May 29, 2025

Passings: Ronnie Dugger

 NY Times -  Ronnie Dugger, the crusading editor of a small but influential Texas journal who challenged presidents, corporations and America’s privileged classes to face their responsibility for racism, poverty and the perils of nuclear war, died on Tuesday at an assisted living facility in Austin, Texas. He was 95...

Inspired by Thomas Paine’s treatises on independence and human rights, Mr. Dugger was the founding editor, the publisher and an owner of The Texas Observer, a widely respected publication, based in Austin, that with few resources and a tiny staff took on powerful interests, exposed injustices with investigative reports and offered an urbane mix of political dissent, narrative storytelling and cultural criticism.

Sam Smith - In the spring of my sophomore year I read in Broadcasting magazine that WWDC, an independent station in Washington, DC, was developing a major news operation. Most stations at the time just ripped and read copy from the wires; the exceptions were usually network affiliates.

I immediately added WWDC to a list of 40 stations -- all the others in New England -- to which I sent summer job applications. All the New England stations rejected or ignored me, but WWDC took me on. And so I returned to my native Washington, which my family had left when I was ten...

My bosses were two Texas liberals -- news director Joe Phipps and his assistant Bob Robinson. Short and bald, Phipps appeared a bespectacled and ambulatory small mouth bass. When excited his eyeballs almost rubbed against his glasses. His voice ebbed and flowed between 1950s broadcast fog and full-blown southern oratorical eruption. Robinson, on the other hand, had an unflappable Texas drawl. A tall man with white hair, Robinson was as imperturbable as Phipps was instantly reactive.

I already knew that Texas liberals were special people; Tom Whitbread, a poet and Harvard tutor, had introduced me to the Texas Observer, newly started by Ronnie Dugger. The Observer was a remarkable voice of sense and liberty in an era turning dogmatically dumb and mean. In the first issue, Dugger quoted Thoreau: "The one great rule of composition is to speak the truth."

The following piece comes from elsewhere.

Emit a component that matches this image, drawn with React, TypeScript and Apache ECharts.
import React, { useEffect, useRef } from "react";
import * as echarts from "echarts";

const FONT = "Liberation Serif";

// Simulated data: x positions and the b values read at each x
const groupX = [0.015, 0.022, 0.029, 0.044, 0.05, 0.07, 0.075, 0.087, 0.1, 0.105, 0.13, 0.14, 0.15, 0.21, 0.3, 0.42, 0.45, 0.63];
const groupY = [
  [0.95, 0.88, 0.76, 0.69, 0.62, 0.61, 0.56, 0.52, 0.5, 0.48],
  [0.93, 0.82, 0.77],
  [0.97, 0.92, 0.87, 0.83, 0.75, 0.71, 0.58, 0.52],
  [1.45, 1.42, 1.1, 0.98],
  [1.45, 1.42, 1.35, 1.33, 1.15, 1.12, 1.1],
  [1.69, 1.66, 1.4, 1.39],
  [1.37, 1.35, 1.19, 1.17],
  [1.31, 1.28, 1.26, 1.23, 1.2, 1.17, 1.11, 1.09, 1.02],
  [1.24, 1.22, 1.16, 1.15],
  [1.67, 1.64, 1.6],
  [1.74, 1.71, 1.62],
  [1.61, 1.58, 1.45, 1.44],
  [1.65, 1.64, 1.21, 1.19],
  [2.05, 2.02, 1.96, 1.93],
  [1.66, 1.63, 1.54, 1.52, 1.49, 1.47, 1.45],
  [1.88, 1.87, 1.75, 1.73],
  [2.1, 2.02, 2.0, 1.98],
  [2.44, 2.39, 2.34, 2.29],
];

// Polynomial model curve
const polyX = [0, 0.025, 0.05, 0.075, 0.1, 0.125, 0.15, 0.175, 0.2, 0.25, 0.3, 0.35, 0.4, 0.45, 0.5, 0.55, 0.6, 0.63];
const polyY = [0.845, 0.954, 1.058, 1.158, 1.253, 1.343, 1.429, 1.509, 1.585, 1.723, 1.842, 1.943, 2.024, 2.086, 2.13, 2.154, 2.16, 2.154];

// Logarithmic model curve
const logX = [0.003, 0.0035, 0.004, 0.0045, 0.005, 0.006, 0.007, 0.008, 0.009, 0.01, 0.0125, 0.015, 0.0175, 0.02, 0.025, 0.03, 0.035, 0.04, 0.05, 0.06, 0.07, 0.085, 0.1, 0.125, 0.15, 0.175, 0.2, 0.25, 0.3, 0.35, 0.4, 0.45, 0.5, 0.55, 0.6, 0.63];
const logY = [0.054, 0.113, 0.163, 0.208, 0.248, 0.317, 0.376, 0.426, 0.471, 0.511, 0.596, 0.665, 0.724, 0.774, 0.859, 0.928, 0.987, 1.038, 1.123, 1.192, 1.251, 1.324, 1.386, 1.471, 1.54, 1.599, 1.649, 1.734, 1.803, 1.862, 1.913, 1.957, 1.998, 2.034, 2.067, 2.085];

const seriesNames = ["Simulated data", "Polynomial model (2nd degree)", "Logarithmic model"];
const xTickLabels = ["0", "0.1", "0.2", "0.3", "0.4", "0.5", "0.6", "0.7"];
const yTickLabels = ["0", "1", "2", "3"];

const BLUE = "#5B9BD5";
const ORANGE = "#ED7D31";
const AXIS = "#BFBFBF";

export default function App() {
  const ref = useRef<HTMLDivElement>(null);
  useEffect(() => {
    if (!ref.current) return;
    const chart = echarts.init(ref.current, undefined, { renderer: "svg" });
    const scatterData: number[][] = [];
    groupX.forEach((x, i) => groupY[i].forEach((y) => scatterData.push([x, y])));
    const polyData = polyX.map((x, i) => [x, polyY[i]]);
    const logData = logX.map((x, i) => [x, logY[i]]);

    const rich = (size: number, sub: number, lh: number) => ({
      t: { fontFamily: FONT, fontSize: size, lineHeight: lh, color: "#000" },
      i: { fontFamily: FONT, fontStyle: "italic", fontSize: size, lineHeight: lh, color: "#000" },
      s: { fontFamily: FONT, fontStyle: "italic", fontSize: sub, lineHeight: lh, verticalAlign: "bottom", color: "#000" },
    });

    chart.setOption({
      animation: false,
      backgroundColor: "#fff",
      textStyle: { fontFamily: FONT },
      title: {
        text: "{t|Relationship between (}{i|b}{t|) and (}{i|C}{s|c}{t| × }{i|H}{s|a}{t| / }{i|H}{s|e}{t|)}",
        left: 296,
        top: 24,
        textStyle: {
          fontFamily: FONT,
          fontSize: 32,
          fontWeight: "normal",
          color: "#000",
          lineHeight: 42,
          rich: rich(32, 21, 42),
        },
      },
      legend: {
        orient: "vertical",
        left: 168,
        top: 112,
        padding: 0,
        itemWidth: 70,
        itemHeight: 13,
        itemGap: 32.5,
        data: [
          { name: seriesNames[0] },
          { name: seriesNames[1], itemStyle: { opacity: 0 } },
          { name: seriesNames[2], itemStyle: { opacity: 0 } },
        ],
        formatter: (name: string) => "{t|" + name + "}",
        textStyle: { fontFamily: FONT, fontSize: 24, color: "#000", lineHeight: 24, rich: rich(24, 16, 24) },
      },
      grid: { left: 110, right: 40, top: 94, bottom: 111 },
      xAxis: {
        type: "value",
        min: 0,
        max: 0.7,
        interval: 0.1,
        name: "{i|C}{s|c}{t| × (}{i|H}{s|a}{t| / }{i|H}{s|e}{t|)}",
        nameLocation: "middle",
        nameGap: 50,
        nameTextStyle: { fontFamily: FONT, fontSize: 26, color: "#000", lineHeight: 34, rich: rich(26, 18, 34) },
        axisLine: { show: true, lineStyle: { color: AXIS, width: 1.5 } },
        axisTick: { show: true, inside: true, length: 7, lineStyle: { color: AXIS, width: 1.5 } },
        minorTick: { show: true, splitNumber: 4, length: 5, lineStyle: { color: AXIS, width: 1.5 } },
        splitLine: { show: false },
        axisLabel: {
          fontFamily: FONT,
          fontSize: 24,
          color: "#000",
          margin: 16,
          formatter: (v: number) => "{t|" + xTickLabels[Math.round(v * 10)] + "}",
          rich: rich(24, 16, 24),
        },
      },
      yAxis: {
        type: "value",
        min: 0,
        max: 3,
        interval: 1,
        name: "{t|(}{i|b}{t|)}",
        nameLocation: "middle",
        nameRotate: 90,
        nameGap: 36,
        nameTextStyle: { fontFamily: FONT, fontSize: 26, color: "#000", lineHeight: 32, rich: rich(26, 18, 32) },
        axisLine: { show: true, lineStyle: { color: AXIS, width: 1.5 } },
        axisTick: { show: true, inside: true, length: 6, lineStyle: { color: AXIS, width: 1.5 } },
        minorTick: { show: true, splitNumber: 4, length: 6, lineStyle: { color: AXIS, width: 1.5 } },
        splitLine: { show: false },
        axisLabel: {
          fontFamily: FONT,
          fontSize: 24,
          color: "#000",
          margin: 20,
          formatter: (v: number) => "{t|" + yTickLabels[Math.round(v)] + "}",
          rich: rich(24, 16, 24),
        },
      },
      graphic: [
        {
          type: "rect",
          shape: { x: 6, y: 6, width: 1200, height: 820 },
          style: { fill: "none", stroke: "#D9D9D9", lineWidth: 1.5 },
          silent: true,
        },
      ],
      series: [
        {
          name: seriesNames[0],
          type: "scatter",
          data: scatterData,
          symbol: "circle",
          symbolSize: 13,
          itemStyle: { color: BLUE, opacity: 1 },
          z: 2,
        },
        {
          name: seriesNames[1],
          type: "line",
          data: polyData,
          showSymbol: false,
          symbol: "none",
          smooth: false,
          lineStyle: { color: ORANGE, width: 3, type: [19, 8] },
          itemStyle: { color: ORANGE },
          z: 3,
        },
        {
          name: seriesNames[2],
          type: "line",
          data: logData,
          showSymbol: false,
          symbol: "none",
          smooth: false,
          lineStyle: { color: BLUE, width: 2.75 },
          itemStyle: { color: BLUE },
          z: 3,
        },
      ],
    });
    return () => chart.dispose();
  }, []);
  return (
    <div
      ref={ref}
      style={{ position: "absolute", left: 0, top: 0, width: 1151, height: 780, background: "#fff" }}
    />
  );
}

Beyond their politics, I liked that Texas liberals seemed to enjoy themselves and that even the worst election brought a new batch of stories. Such as the one about the freshman state legislator being advised that the best way to stay honest was to sell out to one interest group fast; that way the rest would leave you alone. Or about the Texas trial lawyer who stole from the rich . . . and gave approximately half to the poor. I liked the tales of Lyndon Johnson and Ralph Yarborough -- the yin and yang of the Texas senatorial delegation. Even the names that cropped up -- like Creekmore Fath or Cactus Prior -- were fun.